After that whole thing, the professor went through some of the logistics of the class. It was all very basic, but one question she asked stuck with me. It might just be because it's the topic of a quarter-long assignment and I like to do my worrying in advance, but this is the question: "how do you deal with stress?"

It sounds simple, right? No. Sucker. At least not for me. I thought it was obvious at first. "Oh," I thought to myself, "well, that's easy. When I'm stressed I snack a lot. Ugh weight gain. Maybe I should start going to the gym. But I have no time and I hate being sweaty and moving around. Maybe I should just stop buying snacks." But then I realized that this isn't always necessarily true. Sometimes when I'm stressed I stop eating. Like there would be stretches of time where I'd be too busy to cook or grocery shop and I'd subsist on whatever non-perishables I have left in the back of the pantry. Unfortunately, if you're thinking "oh at least that helps her weight balance back out" this does not seem to be true. Apparently my body is in a kind of lose-lose situation -- or should I say gain-gain?-- where if I don't eat it goes on survival mode and manages to wrangle 300 calories out of a single stalk of celery.
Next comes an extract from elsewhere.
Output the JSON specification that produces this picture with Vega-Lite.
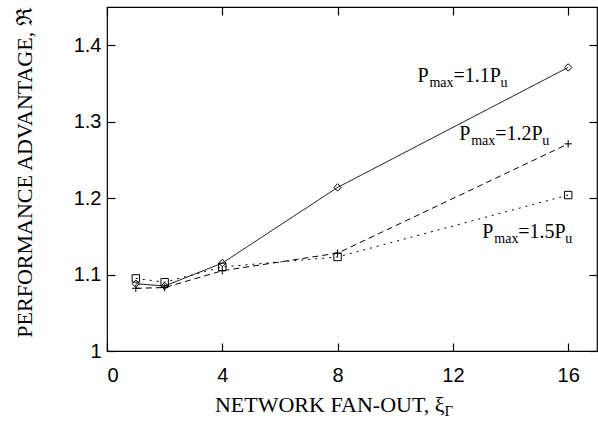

And then when I do eat it rejoices by safely tucking all these incoming calories in little pockets of fat known as my appendages.

So my point is I was trying to figure out how I personally cope with stress. And I was drawing a blank until just now, when I was having a conversation with Teenie about how confusing and annoying feelings are, and basically just bitching about life in general to the point where she had to calm me down by quoting Red Hot Chili Peppers and telling me that I'm pretty. I'm not saying I'm superficial, but just fyi: telling me I'm pretty often has a calming effect on me. It's like what a tranquilizer dart does to a charging bear. Song lyrics are optional.

Anyway, we started talking about this ongoing fantasy I have where I uproot my life and move to somewhere exotic and romantic and then do something charmingly destitute like be a waitress in a small cafe by the ocean. And then I realized: this is my coping mechanism. Like when I'm in my beautiful apartment in Westwood, which at the moment might not seem so beautiful because there is nothing in the refrigerator and I have a pile of unfinished assignments and hundreds of pages to read and nothing more exciting than Shakespeare on my horizon, I think "well you know what? in a year I'll have graduated and I can do whatever I want and if what I want to do is buy a one way ticket to France and spend my life savings on a small apartment over a bookshop and work in a bakery selling cupcakes, then what's stopping me?" Or sometimes it's Bath, an apartment over a shoe store, working at the spa; Hong Kong, in a high-rise penthouse, something with banking and investments where I get to wear killer heels and flattering suits. My fantasies about the future aren't always so far-fetched, however. Once in a while I'll be feeling tame and domestic, and it'll be something more along the lines of a Victorian house in San Francisco, where I sell antiques; a cottage in Maine where I lead tour groups through historic landmarks; an apartment overlooking the cityscape in Seattle where I, of course, work in a coffee shop.

That's the thing about being an English major, I think. On one hand, I have little to no prospects. On the other, I could be anywhere, doing anything.

And if nothing else, that makes me appreciate my sunny little apartment with its french doors, soft carpets and familiar, friendly residents for the short time that I have it.